Day 4: Some kind of pontoon boat trip on the Rio Grande ("is that Ringed countable?") followed by a tour of Anzalduas Park, which I am looking forward to (friends have recommended it). Afternoon may offer a chance to chase a rarity or visit another local park such as Frontera Audubon.
Day 5: Southmost Sanctuary. The option was the nearby Sabal Palm sanctuary, which everyone raves about, but this place is much harder to get into and shares the last other patch of this unique habitat. And as the name suggests, it is the southern-most birdable spot in the US. Afternoon chase? At some point I need to at least look for Mountain Plover in the fields north of Harlingen.
Day 6: Estero Llano-Grande SP. Wetlands! Some of my favorite habitat. This place is rapidly surpassing nearby Santa Ana NWR as a premier location, but all this is hearsay. By this point I will be weary of trying to chase birds in the afternoon.
Day 7: Tentative plan is to head out early to the nearest real desert locale, the "sparrow road" north of La Joya (out past Mission) to look for desert specialties like Black-Throated Sparrow and Cactus Wren. Return to Harlingen at noon and catch my plane.
I'm hoping to do some blogging each evening, so stay tuned. There might even be photos.
2 comments:
Sounds like you've done your research. I'll be looking at your blog.

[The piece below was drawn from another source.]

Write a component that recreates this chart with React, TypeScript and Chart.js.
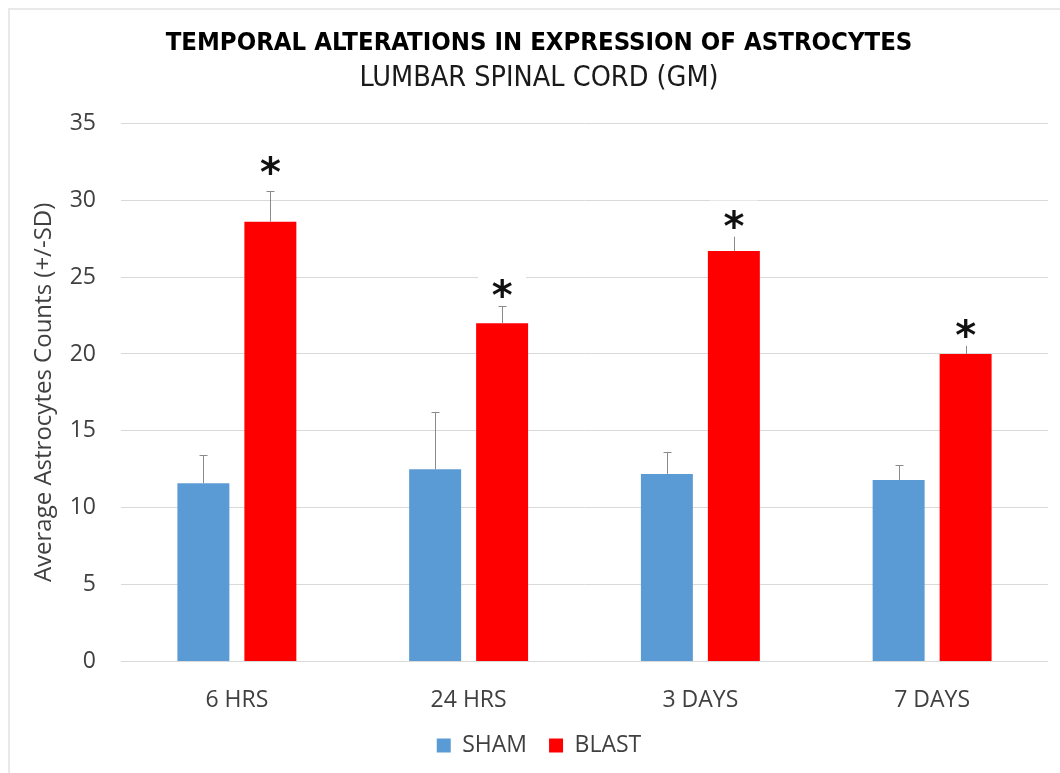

I got to the region in spring 2004. Advice: concentrate few spots; yes Laguna Atascosa excellent start. The long-billed curlews, green jays, great kiskadees and roseate spoonbills will make you cheer! I liked 100 or so black skimmers at the convention center boardwalk at South Padre Is.-go swimming across the street! The Harlingen city parks are interesting and Sabal Palms Audubon: ringed kingfishers, noisy chachalacas, bronzed cowbirds and short tailed hawk. At Santa Ana NWR a piraque with yellow eyes pierced early morning darkness. Couche's kingbird and a long-billed thrasher in Bentsen highlighted my list. Keep me posted on what you saw! Texas birding is very rewarding.